>> START PROVIDED DATA

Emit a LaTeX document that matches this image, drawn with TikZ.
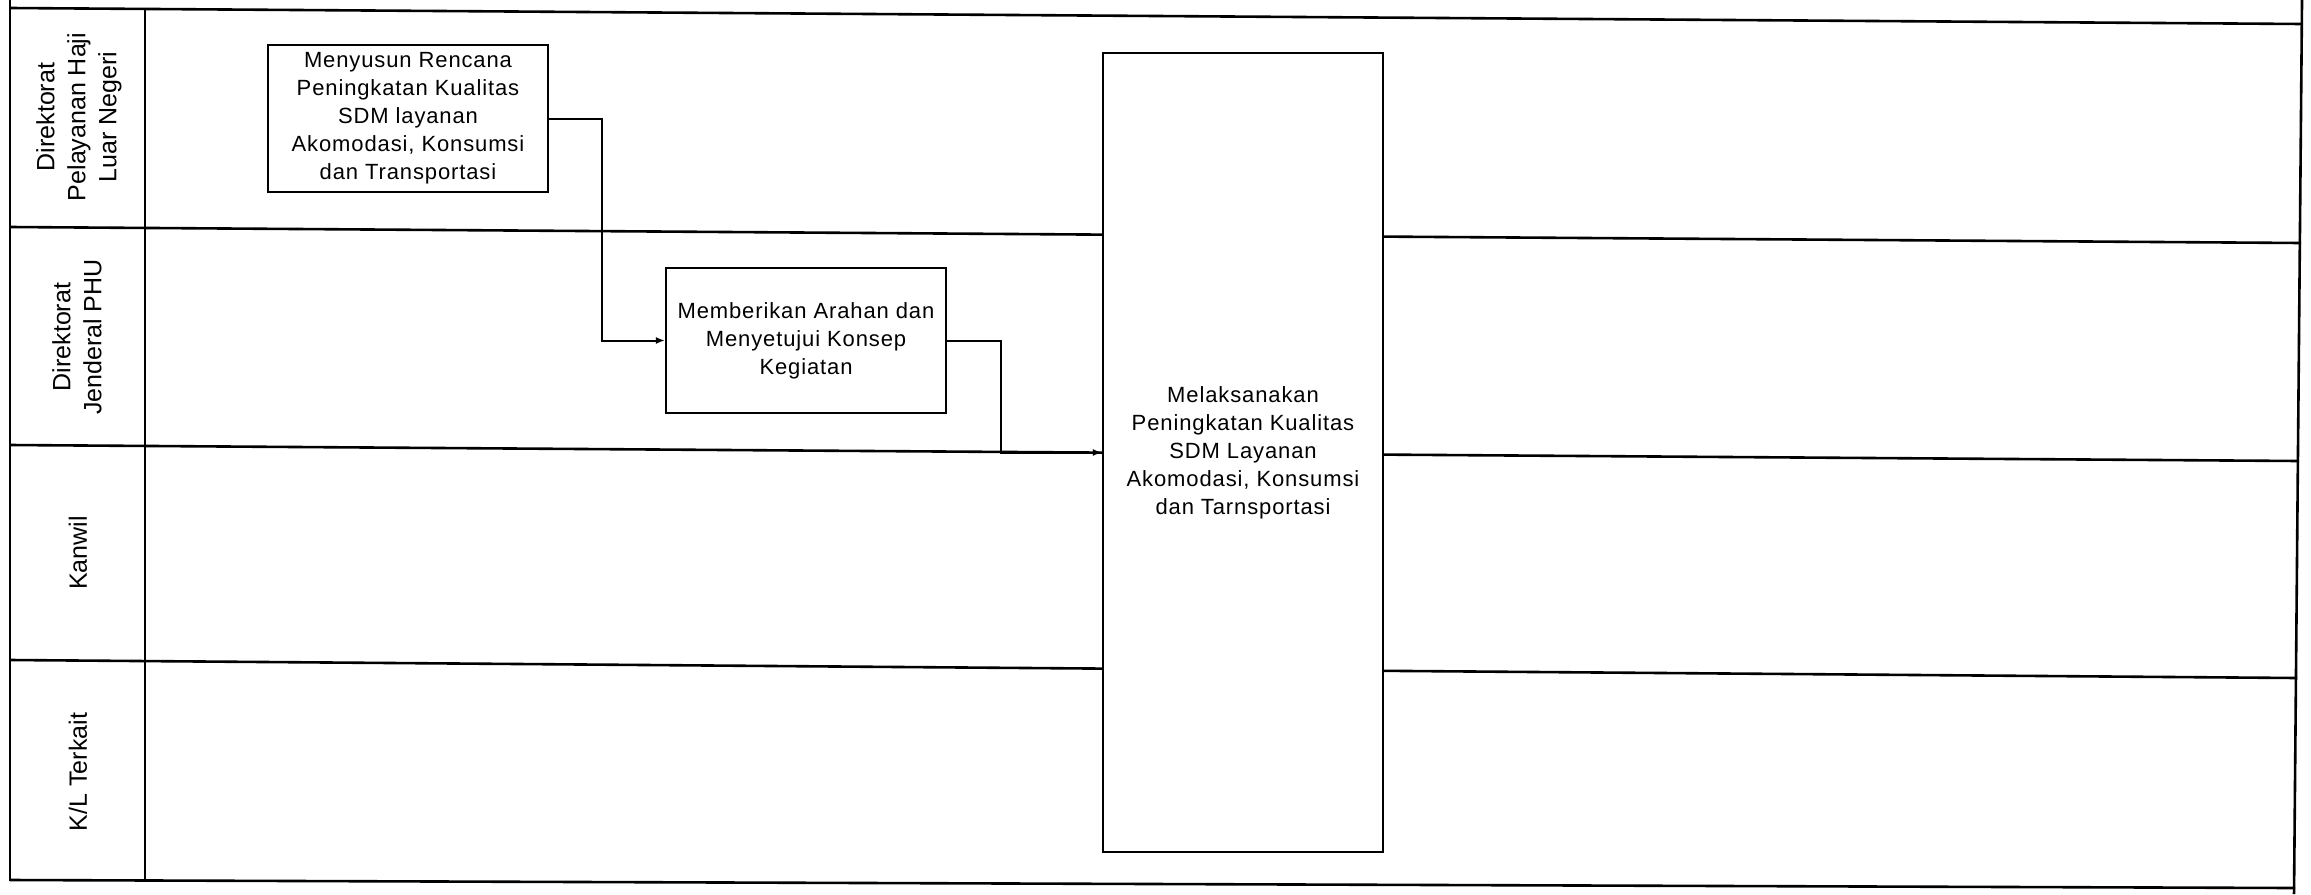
\documentclass[tikz,border=0pt]{standalone}
\usepackage{fontspec}
\setmainfont{Liberation Sans}
\newfontfamily\boxfont[LetterSpace=4]{Liberation Sans}
\usetikzlibrary{arrows.meta,calc}
\tikzset{
  laneline/.style={line width=1.3pt, black},
  task/.style={draw, line width=1.1pt, fill=white, minimum width=140pt, align=center, inner sep=0pt,
    font=\boxfont\fontsize{11}{14}\selectfont},
  lanelabel/.style={rotate=90, align=center, inner sep=0pt, font=\fontsize{12.5}{15.5}\selectfont},
  flow/.style={line width=1pt, -{Latex[length=4.5pt,width=3.5pt]}},
}
\begin{document}
\begin{tikzpicture}[x=0.5pt,y=-0.5pt]
\useasboundingbox (0,0) rectangle (2311,894);
% frame and lanes
\draw[laneline] (10,0) -- (10,881);
\draw[laneline] (145,8) -- (145,881);
\draw[laneline] (2302,0) -- (2294,894);
\draw[laneline] (10,8) -- (2302,24);
\draw[laneline] (10,227) -- (2301,243);
\draw[laneline] (10,445) -- (2299,461);
\draw[laneline] (10,660) -- (2297,678);
\draw[laneline] (10,880) -- (2295,888);
% lane labels
\node[lanelabel] (l1) at (79,117) {Direktorat\\Pelayanan Haji\\Luar Negeri};
\node[lanelabel] (l2) at (77,337) {Direktorat\\Jenderal PHU};
\node[lanelabel] (l3) at (78,553) {Kanwil};
\node[lanelabel] (l4) at (78,772) {K/L Terkait};
% tasks
\node[task, minimum height=73.5pt] (b1) at (408,118.5)
  {Menyusun Rencana\\Peningkatan Kualitas\\SDM layanan\\Akomodasi, Konsumsi\\dan Transportasi};
\node[task, minimum height=72.5pt] (b2) at (806,340.5)
  {Memberikan Arahan dan\\Menyetujui Konsep\\Kegiatan};
\node[task, minimum height=399.5pt] (b3) at (1243,452.5)
  {Melaksanakan\\Peningkatan Kualitas\\SDM Layanan\\Akomodasi, Konsumsi\\dan Tarnsportasi};
% connectors
\draw[flow] (b1.east) -- ([xshift=26.5pt]b1.east) |- (b2.west);
\draw[flow] (b2.east) -- ([xshift=27pt]b2.east) |- (b3.west);
\end{tikzpicture}
\end{document}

>> END PROVIDED DATA

> STATED TASK:
Copy out the data above exactly, except the pictures.

> THE RESULT:
Emit a LaTeX document that matches this image, drawn with TikZ.
\documentclass[tikz,border=0pt]{standalone}
\usepackage{fontspec}
\setmainfont{Liberation Sans}
\newfontfamily\boxfont[LetterSpace=4]{Liberation Sans}
\usetikzlibrary{arrows.meta,calc}
\tikzset{
  laneline/.style={line width=1.3pt, black},
  task/.style={draw, line width=1.1pt, fill=white, minimum width=140pt, align=center, inner sep=0pt,
    font=\boxfont\fontsize{11}{14}\selectfont},
  lanelabel/.style={rotate=90, align=center, inner sep=0pt, font=\fontsize{12.5}{15.5}\selectfont},
  flow/.style={line width=1pt, -{Latex[length=4.5pt,width=3.5pt]}},
}
\begin{document}
\begin{tikzpicture}[x=0.5pt,y=-0.5pt]
\useasboundingbox (0,0) rectangle (2311,894);
% frame and lanes
\draw[laneline] (10,0) -- (10,881);
\draw[laneline] (145,8) -- (145,881);
\draw[laneline] (2302,0) -- (2294,894);
\draw[laneline] (10,8) -- (2302,24);
\draw[laneline] (10,227) -- (2301,243);
\draw[laneline] (10,445) -- (2299,461);
\draw[laneline] (10,660) -- (2297,678);
\draw[laneline] (10,880) -- (2295,888);
% lane labels
\node[lanelabel] (l1) at (79,117) {Direktorat\\Pelayanan Haji\\Luar Negeri};
\node[lanelabel] (l2) at (77,337) {Direktorat\\Jenderal PHU};
\node[lanelabel] (l3) at (78,553) {Kanwil};
\node[lanelabel] (l4) at (78,772) {K/L Terkait};
% tasks
\node[task, minimum height=73.5pt] (b1) at (408,118.5)
  {Menyusun Rencana\\Peningkatan Kualitas\\SDM layanan\\Akomodasi, Konsumsi\\dan Transportasi};
\node[task, minimum height=72.5pt] (b2) at (806,340.5)
  {Memberikan Arahan dan\\Menyetujui Konsep\\Kegiatan};
\node[task, minimum height=399.5pt] (b3) at (1243,452.5)
  {Melaksanakan\\Peningkatan Kualitas\\SDM Layanan\\Akomodasi, Konsumsi\\dan Tarnsportasi};
% connectors
\draw[flow] (b1.east) -- ([xshift=26.5pt]b1.east) |- (b2.west);
\draw[flow] (b2.east) -- ([xshift=27pt]b2.east) |- (b3.west);
\end{tikzpicture}
\end{document}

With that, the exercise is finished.